Earlier in the week I got back from a lovely cruise trip to the Bahamas. As it happened to be, one of my coworkers had just come back from his cruise to Mexico. I had asked him if he would be so kind as to bring me some Mexican vanilla extract, as it had been quite a few years since I had a chance to visit Mexico. Upon his return he presented me with a very large 500 ml bottle of wonderful Mexican vanilla!

If you’ve never tried different varieties of vanilla, I highly suggest it! It will seriously rock your baking world. There are so many types of vanilla out there, and all are great in their own way. However, I find that when purchasing vanilla at the grocery store you often get vanilla extract that has a bunch of ingredients listed.

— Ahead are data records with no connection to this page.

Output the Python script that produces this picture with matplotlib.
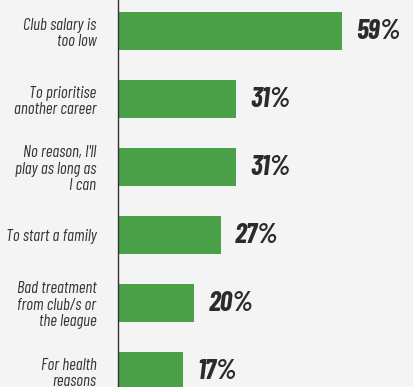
import matplotlib
matplotlib.use("Agg")
import matplotlib.pyplot as plt

reasons = ["Club salary is\ntoo low",
           "To prioritise\nanother career",
           "No reason, I'll\nplay as long as\nI can",
           "To start a family",
           "Bad treatment\nfrom club/s or\nthe league",
           "For health\nreasons"]
shares = [59, 31, 31, 27, 20, 17]

bg = "#f4f4f4"
green = "#4aa148"
dark = "#2b2b2b"
fonts = ["Barlow Condensed", "DejaVu Sans"]

fig = plt.figure(figsize=(4.14, 3.87), dpi=100, facecolor=bg)
ax = fig.add_axes([118.5 / 414, 0, 1 - 118.5 / 414, 1], facecolor=bg)

pos = list(range(len(shares)))
ax.barh(pos, shares, height=38 / 68, color=green)

for p, v in zip(pos, shares):
    ax.text(v + 3.7, p, f"{v}%", va="center", ha="left", fontsize=20,
            fontweight="bold", fontstyle="italic", color=dark, family=fonts)

ax.set_xlim(0, 295.5 / 3.79)
ax.set_ylim(5 + 16 / 68, -31 / 68)
ax.set_yticks(pos)
ax.set_yticklabels(reasons, fontsize=12, fontstyle="italic", fontweight="normal",
                   color="#333333", family=fonts, linespacing=1.1)
ax.tick_params(axis="y", length=0, pad=16)
ax.set_xticks([])
for s in ["top", "right", "bottom"]:
    ax.spines[s].set_visible(False)
ax.spines["left"].set_color("#333333")
ax.spines["left"].set_linewidth(1.0)

fig.savefig("out.png", dpi=100, facecolor=bg)
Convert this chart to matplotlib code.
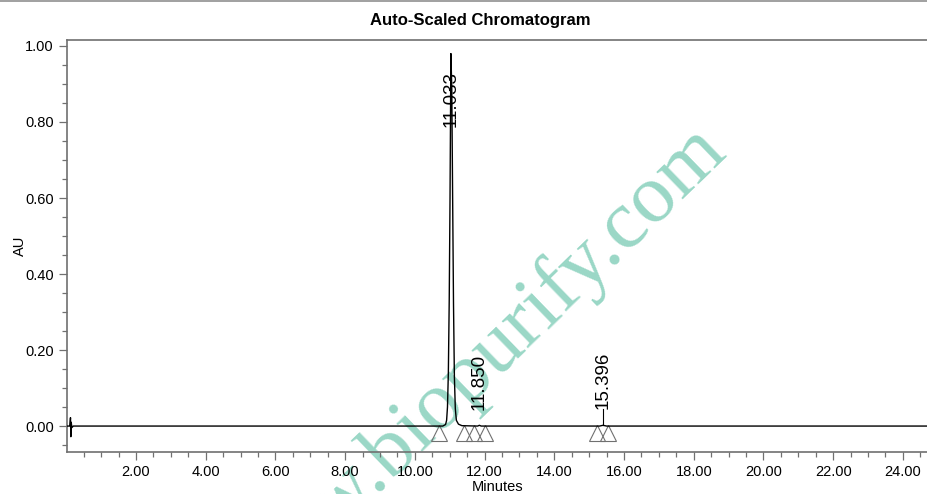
import matplotlib
matplotlib.use("Agg")
import matplotlib.pyplot as plt
from matplotlib.ticker import MultipleLocator, FormatStrFormatter
from matplotlib.lines import Line2D

plt.rcParams['font.family'] = ['Liberation Sans', 'DejaVu Sans']

# ---- data ----
trace_time = [0.02, 0.10, 0.12, 0.13, 0.14, 0.16, 0.20, 2.0, 4.0, 6.0, 8.0, 10.0,
              10.80, 10.88, 10.91, 10.935, 10.96, 10.985, 11.008, 11.033,
              11.058, 11.083, 11.108, 11.133, 11.16, 11.19, 11.25, 11.35,
              11.80, 11.85, 11.90, 15.30, 15.396, 15.50, 20.0, 24.72]
trace_au = [0.000, 0.000, 0.022, -0.028, 0.010, -0.004, 0.000, 0.000, 0.000, 0.000, 0.000, 0.000,
            0.000, 0.004, 0.015, 0.050, 0.140, 0.330, 0.600, 0.980,
            0.890, 0.600, 0.320, 0.130, 0.045, 0.015, 0.005, 0.001,
            0.000, 0.002, 0.000, 0.000, 0.002, 0.000, 0.000, 0.000]

peak_rt = [11.033, 11.850, 15.396]
peak_labels = ["11.033", "11.850", "15.396"]
label_au = [0.86, 0.115, 0.12]

integration_marks = [10.69, 11.40, 11.69, 12.00, 15.23, 15.54]

title = "Auto-Scaled Chromatogram"
xlabel = "Minutes"
ylabel = "AU"
watermark = "www.biopurify.com"

# ---- figure ----
fig = plt.figure(figsize=(9.28, 4.94), dpi=100)
ax = fig.add_axes([0.0722, 0.0856, 0.9278, 0.8344])
ax.patch.set_alpha(0.0)

ax.plot(trace_time, trace_au, color='black', lw=1.0, zorder=3)

# integration start/end marks
ax.plot(integration_marks, [-0.018] * len(integration_marks), linestyle='none',
        marker='^', markersize=11, markerfacecolor='none', markeredgecolor='#707070',
        markeredgewidth=0.8, zorder=2, clip_on=False)

# peak labels
for rt, lab, ya in zip(peak_rt, peak_labels, label_au):
    ax.text(rt, ya, lab, rotation=90, ha='center', va='center', fontsize=13.5,
            color='black', zorder=4)
# small pointer for 15.396
ax.plot([peak_rt[2], peak_rt[2]], [0.044, 0.002], color='black', lw=0.8)

ax.set_xlim(0.02, 24.72)
ax.set_ylim(-0.0675, 1.017)

ax.xaxis.set_major_locator(MultipleLocator(2))
ax.xaxis.set_minor_locator(MultipleLocator(0.5))
ax.yaxis.set_major_locator(MultipleLocator(0.2))
ax.yaxis.set_minor_locator(MultipleLocator(0.05))
ax.xaxis.set_major_formatter(FormatStrFormatter('%.2f'))
ax.yaxis.set_major_formatter(FormatStrFormatter('%.2f'))
ax.set_xticks([t for t in range(2, 25, 2)])

ax.tick_params(which='major', length=6, width=0.9, color='#707070', labelsize=10.5, direction='out')
ax.tick_params(which='minor', length=3.6, width=0.9, color='#707070', direction='out')

for s in ['left', 'bottom', 'top']:
    ax.spines[s].set_color('#707070')
    ax.spines[s].set_linewidth(1.2)
ax.spines['right'].set_visible(False)

ax.set_xlabel(xlabel, fontsize=10.5, labelpad=1)
fig.text(20 / 928, 1 - 246 / 494, ylabel, rotation=90, ha='center', va='center',
         fontsize=10.5)

fig.text(480 / 928, 1 - 20 / 494, title, ha='center', va='center', fontsize=12,
         fontweight='bold')

# frame line at the very top
fig.add_artist(Line2D([0, 1], [0.998, 0.998], transform=fig.transFigure,
                      color='#909090', lw=1.2))

# watermark (behind the plot)
fig.text(490 / 928, 1 - 386 / 494, watermark, rotation=44, rotation_mode='anchor',
         ha='center', va='baseline', fontsize=60, family='Liberation Serif',
         color='#8fd3c0', alpha=0.9, zorder=-1)

fig.savefig('out.png', dpi=100)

Pure Vanilla extract really should only have two ingredients: vanilla (or vanillin) and alcohol. Sometimes they will have water, and that’s ok too. There really shouldn’t be anything else in the ingredient list!

Anyways, I was really excited to make something with my new Mexican vanilla extract.  Just smelling it brought back memories of having pastries in South America, because they often tend to use Mexican vanilla extract in their baked goods. The smell is almost floral, and very very sweet.

Ok. I’ll stop talking about vanilla… for now anyways, because I intend to do another post about it later since I’ve now been inspired to create my own vanilla!

In order to test out my new lovely ingredient, I decided to make a quick and easy cake, the 1234 cake. One of the first cakes I ever made was when I was about 5 years old, and it was the 1234 cake. This cake is very simple, and one of the best cake recipes out there! Not only is it easy to remember, but it’s really the ideal cake base for any type of cake. I like this recipe because it delivers a cake that’s moist, spongy, yet firm enough that it could be used on a heavy duty cake being covered by fondant, or buttercream without caving in.